My child has stopped listening to me, and he won’t do anything I tell him to do. Sound familiar?
Let’s start with this caveat: Everything and nothing depends on age. A 3-year-old not listening and an 8-year-old not listening are two different issues. One is simply more expected than the other. But there is a degree of severity, frequency and causality of misbehavior that comes into play with every child and that is unique to him or her.
That said, every parent experiences this. The happy toddler who wanted to be just like you now seems to say “No” for the sheer joy of it. “Time to pick up your toys,” is answered with an absolute “NO.”
“Time to get in the car,” “NO.”
“Time to eat,” “NO.”
“Time for homework,” “NO.”
There are so many refusals that the parent either is fighting with the child (and losing) 90 percent of time, or gives up and stops making requests. In either case, simmering anger and resentment are at an all-time high.
It ain’t pretty.
But these refusals aren’t necessarily a bad thing. If we have done our parenting job well, our children start to become more and more independent. Because we have fulfilled their emotional and attachment needs, the child’s brain has grown, and this new brain says, “Hey! Let’s go try some new stuff! And furthermore, I am my own person and no one is in charge of me!” And voilà, the child will start to form all kinds of opinions not previously apparent and start to assert a newfound will.
This all starts, typically, around age 3, and it cycles throughout the childhood, right through adolescence.
Yes, this is annoying. Yes, this can make for a long day.
But it is good. Really! Parents, you want a child who is asserting himself in this world. That means he is maturing, growing and feeling safe enough to find the boundaries.
So, if we can assume that your child is happily growing and developing, we can take a look at a couple of things that parents do that turn this natural emergence into a full-blown problem.
1. You begin to bribe, nag, time-out or threaten the child as a means of moving him from Point A to Point B. These are the four horsemen of the apocalypse, parenting-style. Each chips away at your natural authority as a parent, creates problems where none existed before, uses shame as a parenting tool and requires you to up the ante as you run out of options.
2. You think something is “wrong” with the child and drag him to every specialist you can find, which only serves to tell the child “something is wrong with you.”
3. You begin to carefully curate your child’s life. Trials, failure and independence are seen as negatives rather than life’s inevitable opportunities. When we view independence as misbehavior, we prevent the child from learning from natural consequences, we shield her from necessary feelings of frustration and we keep her emotional brain from growing.
So what to do? Allow your children to cry when they run into boundaries. For instance, you have said, “No more cookies.” Your beautiful child whines and cries. Don’t punish him for whining, and don’t give in. Find something (anything) to occupy you while your child works through his emotions.

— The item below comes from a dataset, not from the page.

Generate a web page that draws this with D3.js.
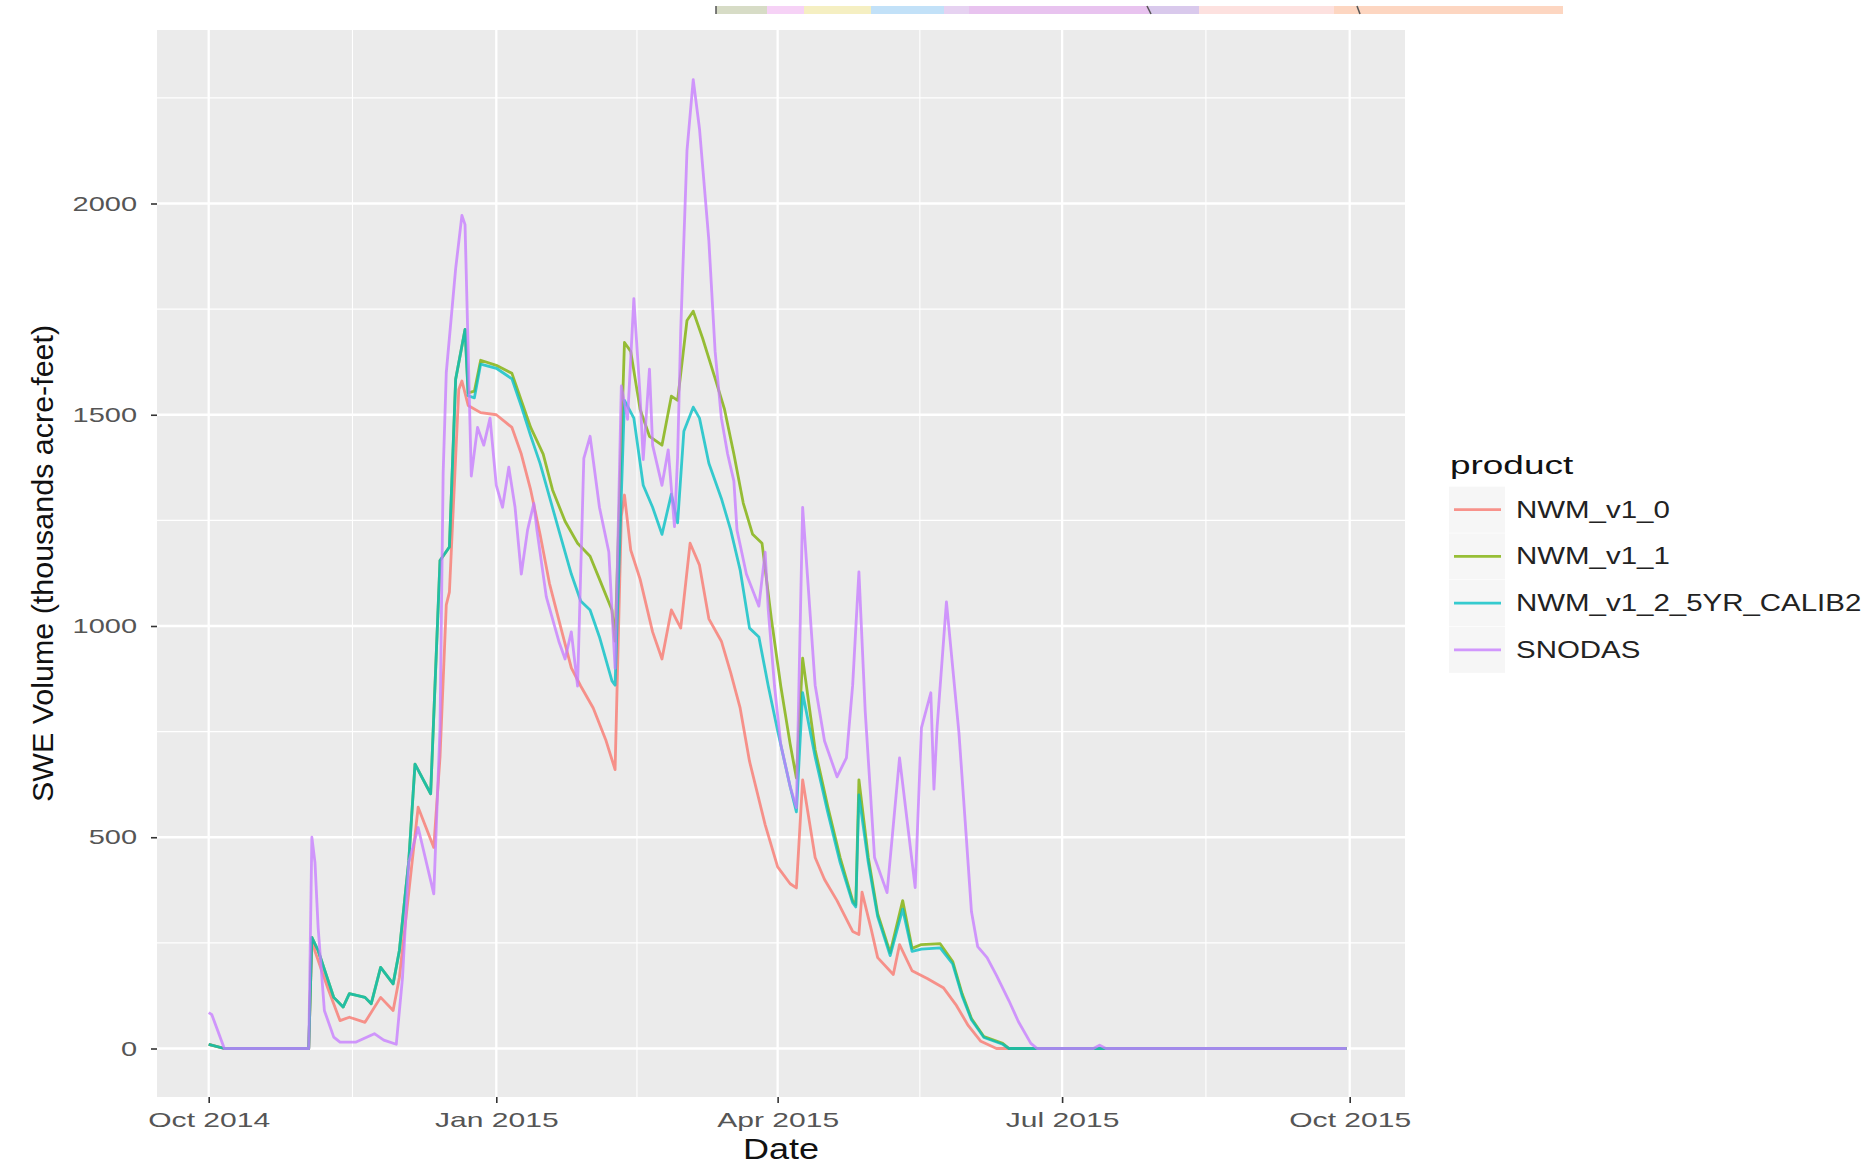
<!DOCTYPE html>
<html>
<head>
<meta charset="utf-8">
<script src="https://cdn.jsdelivr.net/npm/d3@7"></script>
<style>
  body { margin: 0; background: #fff; }
  text { font-family: "Liberation Sans", Arial, sans-serif; }
</style>
</head>
<body>
<svg id="chart"></svg>
<script>
// ---- data ----
const PRODUCTS = ['NWM_v1_0', 'NWM_v1_1', 'NWM_v1_2_5YR_CALIB2', 'SNODAS'];
const COLORS = ['#F8766D', '#7CAE00', '#00BFC4', '#C77CFF'];
const START = '2014-10-01';
const Y_TICKS = [0, 500, 1000, 1500, 2000];
const Y_MINOR = [250, 750, 1250, 1750, 2250];
const X_TICKS = ['2014-10-01', '2015-01-01', '2015-04-01', '2015-07-01', '2015-10-01'];
const X_TICK_LABELS = ['Oct 2014', 'Jan 2015', 'Apr 2015', 'Jul 2015', 'Oct 2015'];

// days since 1 Oct 2014, SWE volume (thousands acre-feet)
const nwm10Days = [0, 5, 32, 33, 34, 38, 42, 45, 50, 55, 59, 61, 67, 72, 74, 76, 77, 80, 81, 83,
  87, 92, 97, 100, 103, 106, 109, 113, 116, 119, 123, 127, 130, 132, 133, 135, 138, 142, 145, 148,
  151, 154, 157, 160, 164, 167, 170, 173, 178, 182, 186, 188, 190, 194, 197, 201, 206, 208, 209, 212,
  214, 219, 221, 225, 230, 235, 239, 243, 247, 252, 364];
const nwm10Swe = [10, 0, 0, 260, 230, 145, 66, 74, 62, 121, 90, 168, 571, 476, 690, 1050, 1080, 1560, 1580, 1522,
  1505, 1500, 1470, 1407, 1322, 1217, 1101, 986, 901, 858, 806, 731, 660, 1260, 1310, 1180, 1111, 986, 922, 1038,
  995, 1196, 1144, 1017, 964, 889, 806, 680, 530, 430, 390, 380, 636, 452, 400, 350, 277, 270, 370, 280,
  215, 175, 246, 184, 165, 144, 104, 54, 17, 0, 0];

const nwm11Days = [0, 5, 32, 33, 35, 40, 43, 45, 50, 52, 55, 59, 61, 64, 66, 71, 74, 77, 79, 82,
  83, 85, 87, 92, 97, 100, 103, 107, 110, 114, 118, 122, 125, 129, 130, 133, 135, 138, 141, 145,
  148, 150, 153, 155, 158, 162, 165, 168, 171, 174, 177, 180, 183, 186, 188, 190, 194, 198, 202, 206,
  207, 208, 211, 214, 218, 222, 225, 228, 234, 238, 241, 244, 248, 254, 256, 364];
const nwm11Swe = [10, 0, 0, 263, 232, 121, 98, 130, 121, 106, 192, 153, 232, 444, 673, 603, 1155, 1187, 1584, 1702,
  1552, 1556, 1629, 1617, 1598, 1534, 1470, 1407, 1322, 1248, 1196, 1165, 1111, 1038, 964, 1671, 1650, 1513, 1449, 1428,
  1544, 1534, 1723, 1745, 1681, 1586, 1513, 1407, 1291, 1217, 1196, 1017, 858, 721, 640, 924, 707, 574, 452, 350,
  340, 636, 452, 319, 227, 350, 237, 246, 248, 206, 130, 71, 28, 12, 0, 0];

const nwm12Days = [0, 5, 32, 33, 35, 40, 43, 45, 50, 52, 55, 59, 61, 64, 66, 71, 74, 77, 79, 82,
  83, 85, 87, 92, 97, 100, 103, 106, 112, 116, 119, 122, 125, 129, 130, 133, 136, 139, 142, 145,
  148, 150, 152, 155, 157, 160, 164, 167, 170, 173, 176, 179, 182, 186, 188, 190, 194, 198, 202, 206,
  207, 208, 211, 214, 218, 222, 225, 228, 234, 238, 241, 244, 248, 254, 256, 364];
const nwm12Swe = [10, 0, 0, 263, 232, 121, 98, 130, 121, 106, 192, 153, 232, 444, 673, 603, 1155, 1187, 1584, 1702,
  1545, 1540, 1620, 1610, 1585, 1520, 1450, 1385, 1227, 1123, 1059, 1038, 974, 870, 860, 1534, 1492, 1333, 1281, 1217,
  1312, 1244, 1461, 1518, 1492, 1385, 1302, 1227, 1133, 995, 974, 858, 752, 620, 560, 842, 690, 560, 440, 345,
  335, 600, 440, 312, 220, 330, 230, 235, 238, 200, 125, 68, 26, 10, 0, 0];

const snodasDays = [0, 1, 5, 32, 33, 34, 35, 37, 40, 42, 47, 53, 56, 60, 62, 64, 67, 72, 74, 75,
  76, 79, 81, 82, 84, 86, 88, 90, 92, 94, 96, 98, 100, 102, 104, 105, 108, 112, 114, 116,
  118, 120, 122, 125, 128, 130, 132, 134, 136, 138, 139, 141, 142, 145, 147, 149, 150, 151, 153, 155,
  157, 160, 162, 164, 166, 168, 169, 172, 176, 178, 179, 181, 183, 186, 188, 190, 194, 197, 201, 204,
  206, 208, 210, 213, 217, 221, 226, 228, 231, 232, 233, 236, 240, 242, 244, 246, 249, 252, 256, 259,
  263, 265, 283, 285, 287, 364];
const snodasSwe = [85, 80, 0, 0, 500, 440, 287, 90, 27, 15, 15, 35, 20, 10, 168, 441, 523, 366, 760, 1362,
  1600, 1846, 1972, 1950, 1355, 1470, 1428, 1492, 1333, 1281, 1376, 1281, 1123, 1227, 1290, 1227, 1069, 964, 922, 986,
  858, 1397, 1449, 1281, 1175, 900, 1568, 1489, 1775, 1544, 1394, 1608, 1428, 1333, 1417, 1235, 1400, 1700, 2125, 2293,
  2177, 1912, 1650, 1492, 1407, 1343, 1227, 1123, 1047, 1175, 1038, 858, 720, 620, 570, 1281, 860, 728, 643, 688,
  860, 1128, 800, 452, 369, 688, 381, 759, 842, 614, 759, 1057, 747, 537, 324, 241, 215, 173, 113, 64,
  12, 0, 0, 8, 0, 0];

// ---- layout ----
const W = 1876, H = 1164;
const panel = { left: 157, right: 1405, top: 30, bottom: 1097 };

const svg = d3.select('#chart').attr('width', W).attr('height', H);

const parseDate = d3.timeParse('%Y-%m-%d');
const start = parseDate(START);
const toRows = (days, swe) => days.map((d, i) => ({ date: d3.timeDay.offset(start, d), swe: swe[i] }));
const series = [
  toRows(nwm10Days, nwm10Swe),
  toRows(nwm11Days, nwm11Swe),
  toRows(nwm12Days, nwm12Swe),
  toRows(snodasDays, snodasSwe)
];

const xTickDates = X_TICKS.map(parseDate);
const x = d3.scaleTime()
  .domain([xTickDates[0], xTickDates[xTickDates.length - 1]])
  .range([208.7, 1349.7]);
const y = d3.scaleLinear().domain([0, 2000]).range([1048.5, 203.5]);

// stray strip of another figure along the top edge
const strip = [
  [716, 767, '#d7dcc6'], [767, 804, '#f6d2f6'], [804, 871, '#f5efc2'], [871, 944, '#c2e1f8'],
  [944, 969, '#e6d2f1'], [969, 1149, '#e8c3ef'], [1149, 1199, '#d9c9ec'], [1199, 1334, '#fde1df'],
  [1334, 1563, '#fdd6c1']
];
svg.append('g').selectAll('rect').data(strip).join('rect')
  .attr('x', d => d[0]).attr('width', d => d[1] - d[0])
  .attr('y', 6).attr('height', 8).attr('fill', d => d[2]);
svg.append('g').attr('stroke', '#555').attr('stroke-width', 1.5).attr('fill', 'none')
  .selectAll('path').data([[716, 716], [1147, 1151], [1357, 1360]]).join('path')
  .attr('d', d => `M${d[0]},6 L${d[1]},14`);

// panel
svg.append('rect')
  .attr('x', panel.left).attr('y', panel.top)
  .attr('width', panel.right - panel.left).attr('height', panel.bottom - panel.top)
  .attr('fill', '#EBEBEB');

const grid = svg.append('g').attr('stroke', '#fff').attr('fill', 'none');
const xMinor = d3.pairs(xTickDates).map(([a, b]) => new Date((+a + +b) / 2));
grid.selectAll('.ymin').data(Y_MINOR).join('line').attr('class', 'ymin')
  .attr('x1', panel.left).attr('x2', panel.right)
  .attr('y1', d => y(d)).attr('y2', d => y(d)).attr('stroke-width', 1.1);
grid.selectAll('.xmin').data(xMinor).join('line').attr('class', 'xmin')
  .attr('y1', panel.top).attr('y2', panel.bottom)
  .attr('x1', d => x(d)).attr('x2', d => x(d)).attr('stroke-width', 1.1);
grid.selectAll('.ymaj').data(Y_TICKS).join('line').attr('class', 'ymaj')
  .attr('x1', panel.left).attr('x2', panel.right)
  .attr('y1', d => y(d)).attr('y2', d => y(d)).attr('stroke-width', 2.3);
grid.selectAll('.xmaj').data(xTickDates).join('line').attr('class', 'xmaj')
  .attr('y1', panel.top).attr('y2', panel.bottom)
  .attr('x1', d => x(d)).attr('x2', d => x(d)).attr('stroke-width', 2.3);

// lines
const line = d3.line().x(d => x(d.date)).y(d => y(d.swe));
svg.append('g').selectAll('path').data(series).join('path')
  .attr('d', line)
  .attr('fill', 'none')
  .attr('stroke', (d, i) => COLORS[i])
  .attr('stroke-width', 2.8)
  .attr('stroke-linejoin', 'round')
  .attr('stroke-opacity', 0.78);

// stretch text horizontally, the picture's glyphs run wide
function stretch(sel, k) {
  sel.each(function () {
    const n = this.getComputedTextLength();
    d3.select(this).attr('textLength', n * k).attr('lengthAdjust', 'spacingAndGlyphs');
  });
}

// axes
const xAxis = svg.append('g')
  .attr('transform', `translate(0,${panel.bottom})`)
  .call(d3.axisBottom(x).tickValues(xTickDates).tickSize(6).tickPadding(9)
    .tickFormat((d, i) => X_TICK_LABELS[i]));
const yAxis = svg.append('g')
  .attr('transform', `translate(${panel.left},0)`)
  .call(d3.axisLeft(y).tickValues(Y_TICKS).tickSize(6).tickPadding(14).tickFormat(d3.format('d')));
[xAxis, yAxis].forEach(g => {
  g.select('.domain').remove();
  g.selectAll('.tick line').attr('stroke', '#333').attr('stroke-width', 1.6);
  g.selectAll('.tick text').attr('fill', '#555').attr('font-size', 21)
    .attr('font-family', '"Liberation Sans", Arial, sans-serif');
});
stretch(xAxis.selectAll('.tick text'), 1.43);
stretch(yAxis.selectAll('.tick text'), 1.38);

const xTitle = svg.append('text').attr('x', (panel.left + panel.right) / 2).attr('y', 1159)
  .attr('text-anchor', 'middle').attr('font-size', 30).attr('fill', '#111').text('Date');
stretch(xTitle, 1.2);

const yTitle = svg.append('text')
  .attr('transform', `translate(43,${(panel.top + panel.bottom) / 2}) rotate(-90)`)
  .attr('text-anchor', 'middle').attr('dy', '0.35em')
  .attr('font-size', 29).attr('fill', '#111').text('SWE Volume (thousands acre-feet)');
stretch(yTitle, 1.05);

// legend
const legend = svg.append('g');
const legTitle = legend.append('text').attr('x', 1450).attr('y', 474)
  .attr('font-size', 26).attr('fill', '#111').text('product');
stretch(legTitle, 1.42);
const keyY = i => 509.7 + i * 46.7;
const keys = legend.selectAll('g.key').data(PRODUCTS).join('g').attr('class', 'key');
keys.append('rect')
  .attr('x', 1449).attr('y', (d, i) => keyY(i) - 23).attr('width', 56).attr('height', 46)
  .attr('fill', '#F6F6F6');
keys.append('line')
  .attr('x1', 1454).attr('x2', 1501)
  .attr('y1', (d, i) => keyY(i)).attr('y2', (d, i) => keyY(i))
  .attr('stroke', (d, i) => COLORS[i]).attr('stroke-width', 2.8).attr('stroke-opacity', 0.78);
const keyText = keys.append('text')
  .attr('x', 1516).attr('y', (d, i) => keyY(i)).attr('dy', '0.35em')
  .attr('font-size', 23).attr('fill', '#222').text(d => d);
stretch(keyText, 1.28);
</script>
</body>
</html>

You also need to keep your expectations appropriate for your child’s age and stage of development. Your 3- or 4-year-old is not socially savvy. You cannot train her to be a good friend or to not call the woman down the street “fat.” You do not ask your 4-year-old “Do you want to get into the bath now?” The answer will be no. You say it’s time for the bath.
Finally, know what you know. If you see your child is about to melt down at a birthday party, leave. No need to apologise or explain or get upset with your child. Just do what is best for your family.
So, while it is not easy, see yourself as leading your child’s emergence – as a person creating excitement around the child’s new desire to have a voice. You are building strong and loving boundaries while welcoming new opinions and voices to your family.
Scary? Sure. But this is what you want: a strong, loving, deeply connected child, right? Right.